Far-Right Italian leadership favourite proposes ‘act of war’ blockade to stop migrants

Giorgia Meloni, leader of the Right-wing Brothers of Italy, advocates a hardline against undocumented migrants - NurPhoto via Getty Images
Giorgia Meloni, leader of the Right-wing Brothers of Italy, advocates a hardline against undocumented migrants - NurPhoto via Getty Images

The frontrunner to be Italy’s next prime minister has been accused of promoting an “act of war” after calling for a naval blockade to stop illegal migrant arrivals from Libya.

Giorgia Meloni, leader of the Right-wing Brothers of Italy, the party considered to be the heir to the Italian fascist movement, advocates a hardline against undocumented migrants.
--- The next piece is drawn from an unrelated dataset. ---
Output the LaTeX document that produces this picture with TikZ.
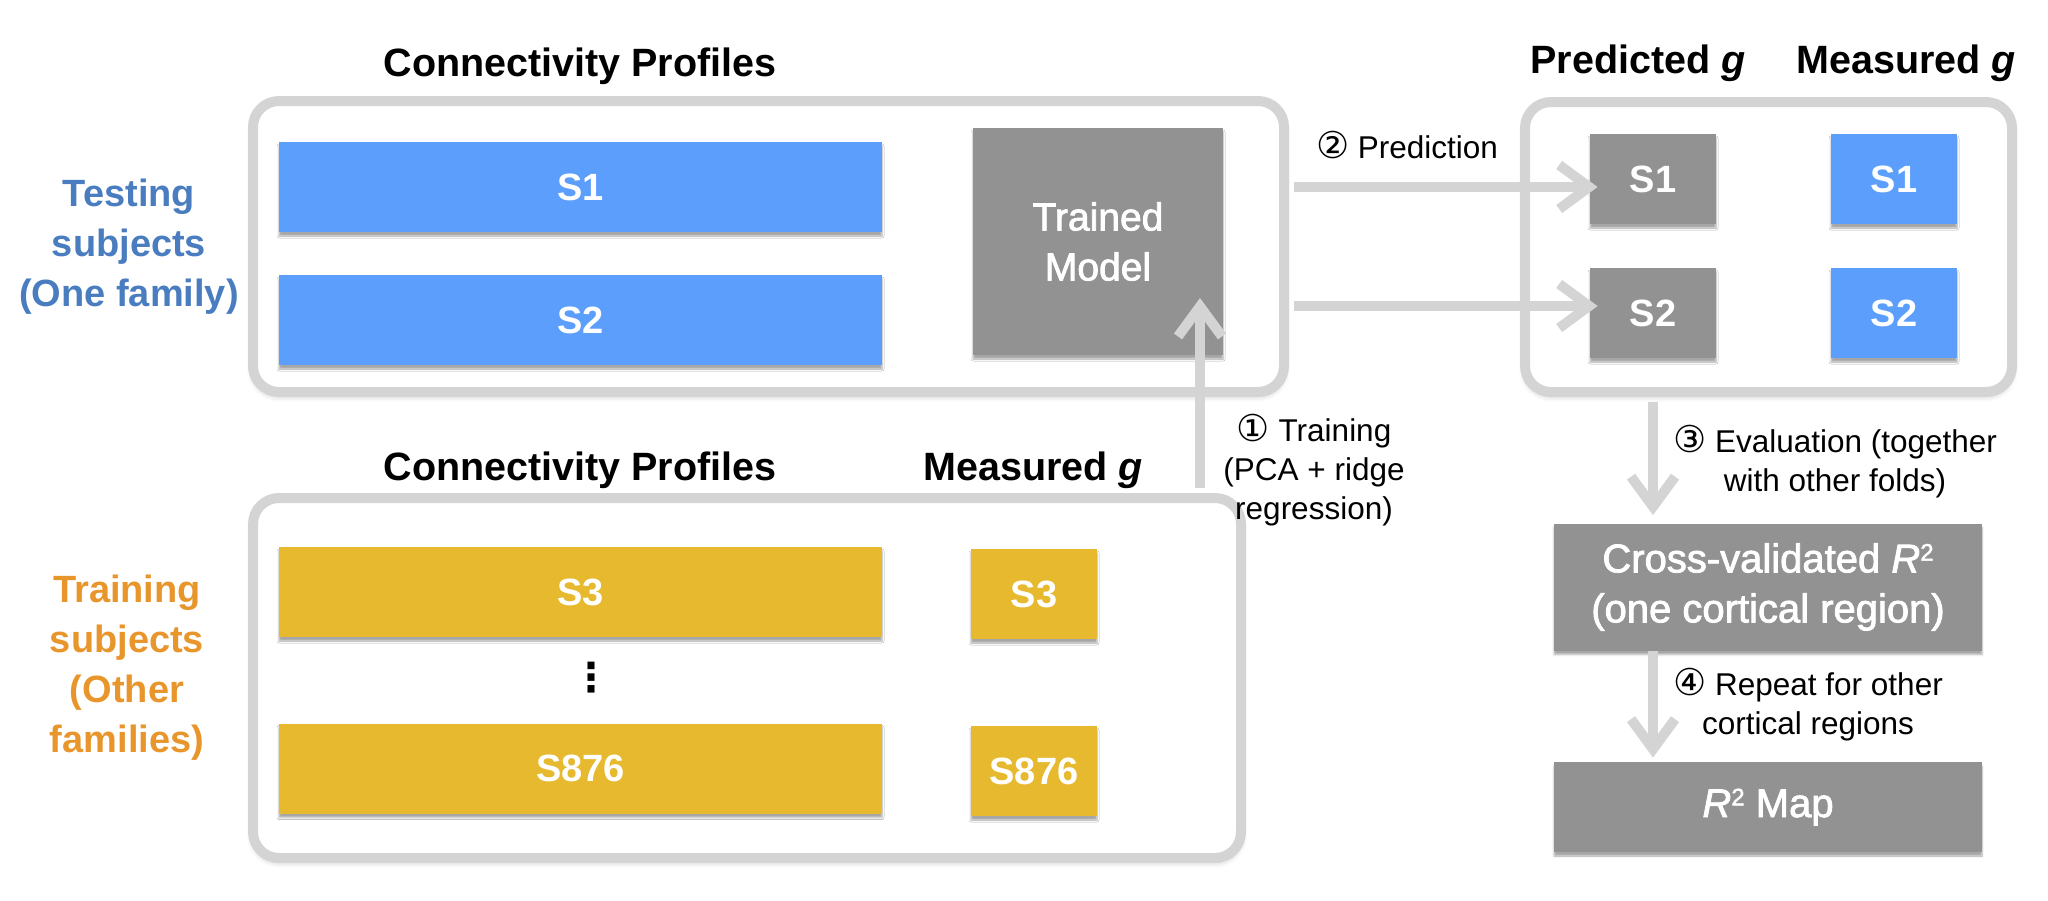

Ms Meloni currently leads national opinion polls ahead of Italy’s election on September 25.

During an interview with Silvio Berlusconi’s Mediaset TV network, Ms Meloni called for a naval blockade to stop undocumented migrants from crossing the Mediterranean and landing in Italy. “The problem of arrivals must be dealt with upstream, with what we have always called a naval blockade,” she said.

Ms Meloni said European institutions needed to “negotiate together with Libya directly on the possibility of stopping boat departures, opening of hotspots in Africa, Libya or elsewhere, and the evaluation of who has the right to be a refugee”.

“This the only serious way to confront the issue,” she said in the interview.

Meloni proposal ‘is pure populism’

Ms Meloni’s Right-wing allies, Matteo Salvini’s League party and Silvio Berlusconi’s Forza Italia, appeared to distance themselves from her blockade proposal, and her comments immediately drew the ire of centre-Left opponents, including Laura Boldrini, the former speaker of the lower house of parliament.

“Meloni, do you know that under international law it is considered an act of war?” Ms Boldrini wrote on Twitter at the weekend. “Do you know that more ships would be required than the navy has? Do you know the number of dead would outnumber those rejected?”

Article 42 of the UN Charter states a naval blockade should only be considered by the UN Security Council in response to a threat to peace or act of aggression.

Osvaldo Napoli, from the centre-Left Azione party, told the daily La Stampa the blockade proposal was “pure populism” and likened it to “the wall that villain Donald Trump thought would stop the arrival of immigrants from Mexico”.

But Ms Meloni defended her stance on Facebook, saying the blockade proposal was nothing more than what was proposed by the European Union in 2017.

“Those who blabber on today that the naval blockade cannot be done because it is ‘an act of war’ demonstrate their total ignorance on the issue of immigration,” she said.

Mr Salvini, a key Meloni ally and former interior minister who heads the anti-immigrant League Party, on Thursday visited Lampedusa’s migrant reception centre where more than 1,000 mostly young men were packed into a facility meant for 350.

“All suggestions are valuable, but we blocked immigration with security decrees,” one party source close to Mr Salvini told The Telegraph, in a reference to his previous term as interior minister.

Open Arms, the NGO that rescues migrants in the Mediterranean, accused Brothers of Italy of spreading propaganda and said a naval blockade would be impossible to introduce.